╭──

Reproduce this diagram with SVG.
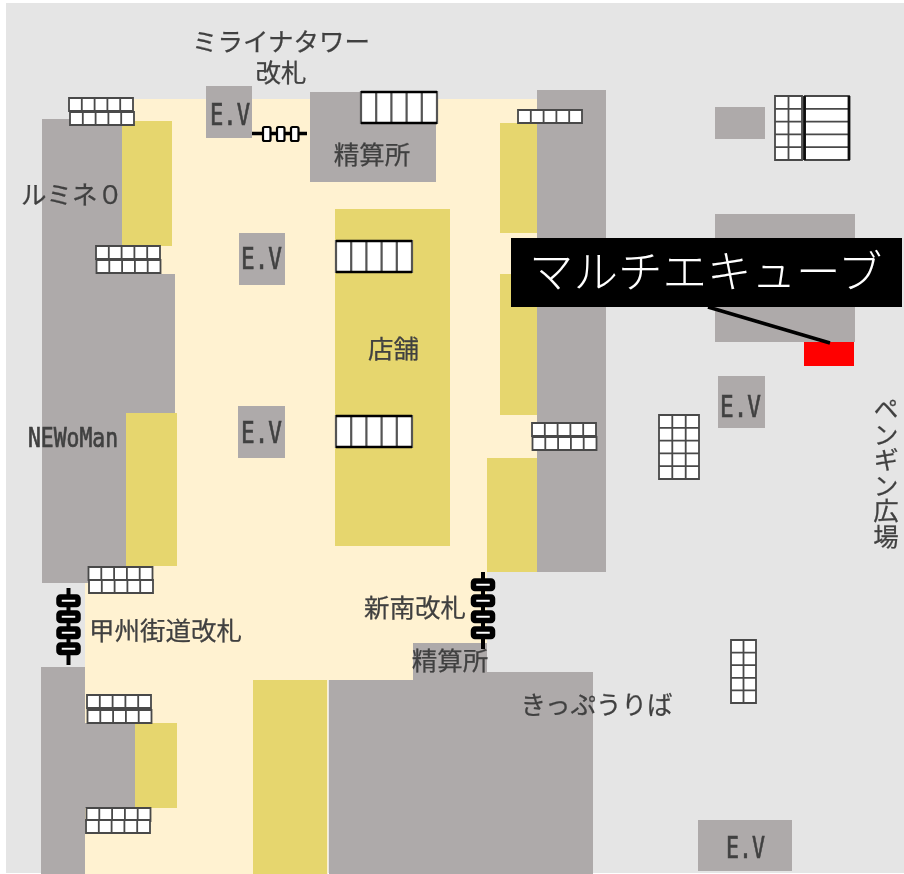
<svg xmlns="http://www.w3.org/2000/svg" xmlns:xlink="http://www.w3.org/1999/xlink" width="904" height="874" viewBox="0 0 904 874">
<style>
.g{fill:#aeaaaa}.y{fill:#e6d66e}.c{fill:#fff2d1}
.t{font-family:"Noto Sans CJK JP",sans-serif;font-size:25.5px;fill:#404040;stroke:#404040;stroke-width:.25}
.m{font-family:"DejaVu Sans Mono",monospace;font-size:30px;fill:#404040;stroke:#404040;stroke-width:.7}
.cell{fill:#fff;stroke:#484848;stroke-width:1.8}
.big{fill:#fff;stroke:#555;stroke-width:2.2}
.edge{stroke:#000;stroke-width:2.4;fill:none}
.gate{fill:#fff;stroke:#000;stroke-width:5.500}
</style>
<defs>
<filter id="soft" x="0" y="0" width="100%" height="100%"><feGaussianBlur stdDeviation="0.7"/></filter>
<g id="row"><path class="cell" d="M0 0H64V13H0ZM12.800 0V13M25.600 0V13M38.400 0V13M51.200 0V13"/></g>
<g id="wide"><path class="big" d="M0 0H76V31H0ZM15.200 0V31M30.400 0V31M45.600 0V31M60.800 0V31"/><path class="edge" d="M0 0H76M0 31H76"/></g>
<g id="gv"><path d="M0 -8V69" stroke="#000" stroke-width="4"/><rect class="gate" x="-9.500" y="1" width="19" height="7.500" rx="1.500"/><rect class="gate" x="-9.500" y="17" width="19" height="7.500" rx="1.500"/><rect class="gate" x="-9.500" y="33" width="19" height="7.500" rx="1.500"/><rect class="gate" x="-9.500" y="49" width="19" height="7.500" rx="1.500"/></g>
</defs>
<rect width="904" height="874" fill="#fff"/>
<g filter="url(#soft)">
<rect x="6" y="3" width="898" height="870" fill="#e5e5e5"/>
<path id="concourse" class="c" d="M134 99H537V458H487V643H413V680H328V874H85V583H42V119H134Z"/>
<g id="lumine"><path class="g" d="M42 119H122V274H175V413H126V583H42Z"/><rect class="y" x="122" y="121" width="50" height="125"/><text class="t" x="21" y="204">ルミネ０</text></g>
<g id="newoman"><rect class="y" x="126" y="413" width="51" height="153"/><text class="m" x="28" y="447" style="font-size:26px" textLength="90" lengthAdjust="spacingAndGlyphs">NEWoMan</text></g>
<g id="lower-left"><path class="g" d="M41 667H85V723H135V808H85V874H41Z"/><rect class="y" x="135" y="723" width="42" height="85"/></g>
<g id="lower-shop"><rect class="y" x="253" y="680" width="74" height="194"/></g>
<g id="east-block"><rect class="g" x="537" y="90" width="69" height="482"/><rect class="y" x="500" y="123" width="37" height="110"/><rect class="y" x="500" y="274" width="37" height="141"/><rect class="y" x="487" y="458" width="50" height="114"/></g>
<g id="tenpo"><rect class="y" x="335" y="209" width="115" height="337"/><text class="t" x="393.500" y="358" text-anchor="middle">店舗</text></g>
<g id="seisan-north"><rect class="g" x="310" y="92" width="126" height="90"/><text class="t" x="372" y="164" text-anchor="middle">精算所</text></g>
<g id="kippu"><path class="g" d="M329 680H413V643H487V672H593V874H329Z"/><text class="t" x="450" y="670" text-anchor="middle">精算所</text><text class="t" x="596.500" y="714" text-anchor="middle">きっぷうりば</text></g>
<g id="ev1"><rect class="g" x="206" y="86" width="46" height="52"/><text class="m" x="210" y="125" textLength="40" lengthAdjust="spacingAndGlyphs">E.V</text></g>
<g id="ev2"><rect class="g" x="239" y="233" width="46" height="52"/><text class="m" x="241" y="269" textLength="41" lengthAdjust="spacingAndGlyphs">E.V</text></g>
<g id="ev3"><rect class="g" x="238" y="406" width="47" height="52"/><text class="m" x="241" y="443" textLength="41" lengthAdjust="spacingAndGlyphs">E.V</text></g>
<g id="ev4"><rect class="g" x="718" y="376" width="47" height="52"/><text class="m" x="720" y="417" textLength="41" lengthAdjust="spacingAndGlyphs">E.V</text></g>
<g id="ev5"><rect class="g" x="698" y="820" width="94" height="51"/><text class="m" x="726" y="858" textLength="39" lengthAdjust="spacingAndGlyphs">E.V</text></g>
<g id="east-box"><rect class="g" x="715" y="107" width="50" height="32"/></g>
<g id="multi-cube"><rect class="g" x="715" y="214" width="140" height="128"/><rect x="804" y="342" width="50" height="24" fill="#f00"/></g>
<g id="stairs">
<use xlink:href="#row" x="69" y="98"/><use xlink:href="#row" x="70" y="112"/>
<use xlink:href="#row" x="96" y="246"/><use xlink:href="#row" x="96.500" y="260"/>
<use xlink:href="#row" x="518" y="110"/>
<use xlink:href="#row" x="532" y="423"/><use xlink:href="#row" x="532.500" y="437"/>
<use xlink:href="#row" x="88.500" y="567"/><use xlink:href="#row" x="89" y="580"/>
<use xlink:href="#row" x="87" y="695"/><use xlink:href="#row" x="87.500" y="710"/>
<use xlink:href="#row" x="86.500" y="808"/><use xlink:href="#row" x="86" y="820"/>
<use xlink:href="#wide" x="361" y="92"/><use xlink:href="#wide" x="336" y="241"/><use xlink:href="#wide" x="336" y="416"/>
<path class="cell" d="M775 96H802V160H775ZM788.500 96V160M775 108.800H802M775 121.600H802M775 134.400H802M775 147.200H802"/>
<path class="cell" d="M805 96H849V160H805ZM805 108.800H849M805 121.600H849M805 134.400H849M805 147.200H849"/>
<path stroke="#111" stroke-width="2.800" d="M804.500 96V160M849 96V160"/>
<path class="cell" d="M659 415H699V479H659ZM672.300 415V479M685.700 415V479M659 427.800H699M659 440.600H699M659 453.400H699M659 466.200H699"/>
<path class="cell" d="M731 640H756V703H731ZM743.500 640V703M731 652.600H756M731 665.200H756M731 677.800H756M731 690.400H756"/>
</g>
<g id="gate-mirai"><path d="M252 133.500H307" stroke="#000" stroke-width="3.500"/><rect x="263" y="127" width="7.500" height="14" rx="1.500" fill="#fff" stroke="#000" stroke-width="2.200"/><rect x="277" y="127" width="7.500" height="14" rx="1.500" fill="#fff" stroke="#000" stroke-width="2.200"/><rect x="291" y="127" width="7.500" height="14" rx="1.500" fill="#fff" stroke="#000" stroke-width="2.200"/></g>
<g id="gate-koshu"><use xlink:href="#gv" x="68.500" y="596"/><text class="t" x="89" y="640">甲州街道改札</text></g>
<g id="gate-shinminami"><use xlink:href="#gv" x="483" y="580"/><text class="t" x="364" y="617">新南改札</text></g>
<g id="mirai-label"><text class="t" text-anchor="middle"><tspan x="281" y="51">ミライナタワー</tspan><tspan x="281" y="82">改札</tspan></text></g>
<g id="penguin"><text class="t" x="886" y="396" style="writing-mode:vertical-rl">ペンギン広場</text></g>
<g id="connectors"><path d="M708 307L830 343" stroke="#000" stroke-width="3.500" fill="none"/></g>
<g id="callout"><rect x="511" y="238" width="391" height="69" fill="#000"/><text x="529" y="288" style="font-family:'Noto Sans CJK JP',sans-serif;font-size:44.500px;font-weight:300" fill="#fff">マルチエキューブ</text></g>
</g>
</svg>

╰──

■ Required task: Every line of the data above should be quoted exactly. Omit the pictures.

■ Final result:
Reproduce this diagram with SVG.
<svg xmlns="http://www.w3.org/2000/svg" xmlns:xlink="http://www.w3.org/1999/xlink" width="904" height="874" viewBox="0 0 904 874">
<style>
.g{fill:#aeaaaa}.y{fill:#e6d66e}.c{fill:#fff2d1}
.t{font-family:"Noto Sans CJK JP",sans-serif;font-size:25.5px;fill:#404040;stroke:#404040;stroke-width:.25}
.m{font-family:"DejaVu Sans Mono",monospace;font-size:30px;fill:#404040;stroke:#404040;stroke-width:.7}
.cell{fill:#fff;stroke:#484848;stroke-width:1.8}
.big{fill:#fff;stroke:#555;stroke-width:2.2}
.edge{stroke:#000;stroke-width:2.4;fill:none}
.gate{fill:#fff;stroke:#000;stroke-width:5.500}
</style>
<defs>
<filter id="soft" x="0" y="0" width="100%" height="100%"><feGaussianBlur stdDeviation="0.7"/></filter>
<g id="row"><path class="cell" d="M0 0H64V13H0ZM12.800 0V13M25.600 0V13M38.400 0V13M51.200 0V13"/></g>
<g id="wide"><path class="big" d="M0 0H76V31H0ZM15.200 0V31M30.400 0V31M45.600 0V31M60.800 0V31"/><path class="edge" d="M0 0H76M0 31H76"/></g>
<g id="gv"><path d="M0 -8V69" stroke="#000" stroke-width="4"/><rect class="gate" x="-9.500" y="1" width="19" height="7.500" rx="1.500"/><rect class="gate" x="-9.500" y="17" width="19" height="7.500" rx="1.500"/><rect class="gate" x="-9.500" y="33" width="19" height="7.500" rx="1.500"/><rect class="gate" x="-9.500" y="49" width="19" height="7.500" rx="1.500"/></g>
</defs>
<rect width="904" height="874" fill="#fff"/>
<g filter="url(#soft)">
<rect x="6" y="3" width="898" height="870" fill="#e5e5e5"/>
<path id="concourse" class="c" d="M134 99H537V458H487V643H413V680H328V874H85V583H42V119H134Z"/>
<g id="lumine"><path class="g" d="M42 119H122V274H175V413H126V583H42Z"/><rect class="y" x="122" y="121" width="50" height="125"/><text class="t" x="21" y="204">ルミネ０</text></g>
<g id="newoman"><rect class="y" x="126" y="413" width="51" height="153"/><text class="m" x="28" y="447" style="font-size:26px" textLength="90" lengthAdjust="spacingAndGlyphs">NEWoMan</text></g>
<g id="lower-left"><path class="g" d="M41 667H85V723H135V808H85V874H41Z"/><rect class="y" x="135" y="723" width="42" height="85"/></g>
<g id="lower-shop"><rect class="y" x="253" y="680" width="74" height="194"/></g>
<g id="east-block"><rect class="g" x="537" y="90" width="69" height="482"/><rect class="y" x="500" y="123" width="37" height="110"/><rect class="y" x="500" y="274" width="37" height="141"/><rect class="y" x="487" y="458" width="50" height="114"/></g>
<g id="tenpo"><rect class="y" x="335" y="209" width="115" height="337"/><text class="t" x="393.500" y="358" text-anchor="middle">店舗</text></g>
<g id="seisan-north"><rect class="g" x="310" y="92" width="126" height="90"/><text class="t" x="372" y="164" text-anchor="middle">精算所</text></g>
<g id="kippu"><path class="g" d="M329 680H413V643H487V672H593V874H329Z"/><text class="t" x="450" y="670" text-anchor="middle">精算所</text><text class="t" x="596.500" y="714" text-anchor="middle">きっぷうりば</text></g>
<g id="ev1"><rect class="g" x="206" y="86" width="46" height="52"/><text class="m" x="210" y="125" textLength="40" lengthAdjust="spacingAndGlyphs">E.V</text></g>
<g id="ev2"><rect class="g" x="239" y="233" width="46" height="52"/><text class="m" x="241" y="269" textLength="41" lengthAdjust="spacingAndGlyphs">E.V</text></g>
<g id="ev3"><rect class="g" x="238" y="406" width="47" height="52"/><text class="m" x="241" y="443" textLength="41" lengthAdjust="spacingAndGlyphs">E.V</text></g>
<g id="ev4"><rect class="g" x="718" y="376" width="47" height="52"/><text class="m" x="720" y="417" textLength="41" lengthAdjust="spacingAndGlyphs">E.V</text></g>
<g id="ev5"><rect class="g" x="698" y="820" width="94" height="51"/><text class="m" x="726" y="858" textLength="39" lengthAdjust="spacingAndGlyphs">E.V</text></g>
<g id="east-box"><rect class="g" x="715" y="107" width="50" height="32"/></g>
<g id="multi-cube"><rect class="g" x="715" y="214" width="140" height="128"/><rect x="804" y="342" width="50" height="24" fill="#f00"/></g>
<g id="stairs">
<use xlink:href="#row" x="69" y="98"/><use xlink:href="#row" x="70" y="112"/>
<use xlink:href="#row" x="96" y="246"/><use xlink:href="#row" x="96.500" y="260"/>
<use xlink:href="#row" x="518" y="110"/>
<use xlink:href="#row" x="532" y="423"/><use xlink:href="#row" x="532.500" y="437"/>
<use xlink:href="#row" x="88.500" y="567"/><use xlink:href="#row" x="89" y="580"/>
<use xlink:href="#row" x="87" y="695"/><use xlink:href="#row" x="87.500" y="710"/>
<use xlink:href="#row" x="86.500" y="808"/><use xlink:href="#row" x="86" y="820"/>
<use xlink:href="#wide" x="361" y="92"/><use xlink:href="#wide" x="336" y="241"/><use xlink:href="#wide" x="336" y="416"/>
<path class="cell" d="M775 96H802V160H775ZM788.500 96V160M775 108.800H802M775 121.600H802M775 134.400H802M775 147.200H802"/>
<path class="cell" d="M805 96H849V160H805ZM805 108.800H849M805 121.600H849M805 134.400H849M805 147.200H849"/>
<path stroke="#111" stroke-width="2.800" d="M804.500 96V160M849 96V160"/>
<path class="cell" d="M659 415H699V479H659ZM672.300 415V479M685.700 415V479M659 427.800H699M659 440.600H699M659 453.400H699M659 466.200H699"/>
<path class="cell" d="M731 640H756V703H731ZM743.500 640V703M731 652.600H756M731 665.200H756M731 677.800H756M731 690.400H756"/>
</g>
<g id="gate-mirai"><path d="M252 133.500H307" stroke="#000" stroke-width="3.500"/><rect x="263" y="127" width="7.500" height="14" rx="1.500" fill="#fff" stroke="#000" stroke-width="2.200"/><rect x="277" y="127" width="7.500" height="14" rx="1.500" fill="#fff" stroke="#000" stroke-width="2.200"/><rect x="291" y="127" width="7.500" height="14" rx="1.500" fill="#fff" stroke="#000" stroke-width="2.200"/></g>
<g id="gate-koshu"><use xlink:href="#gv" x="68.500" y="596"/><text class="t" x="89" y="640">甲州街道改札</text></g>
<g id="gate-shinminami"><use xlink:href="#gv" x="483" y="580"/><text class="t" x="364" y="617">新南改札</text></g>
<g id="mirai-label"><text class="t" text-anchor="middle"><tspan x="281" y="51">ミライナタワー</tspan><tspan x="281" y="82">改札</tspan></text></g>
<g id="penguin"><text class="t" x="886" y="396" style="writing-mode:vertical-rl">ペンギン広場</text></g>
<g id="connectors"><path d="M708 307L830 343" stroke="#000" stroke-width="3.500" fill="none"/></g>
<g id="callout"><rect x="511" y="238" width="391" height="69" fill="#000"/><text x="529" y="288" style="font-family:'Noto Sans CJK JP',sans-serif;font-size:44.500px;font-weight:300" fill="#fff">マルチエキューブ</text></g>
</g>
</svg>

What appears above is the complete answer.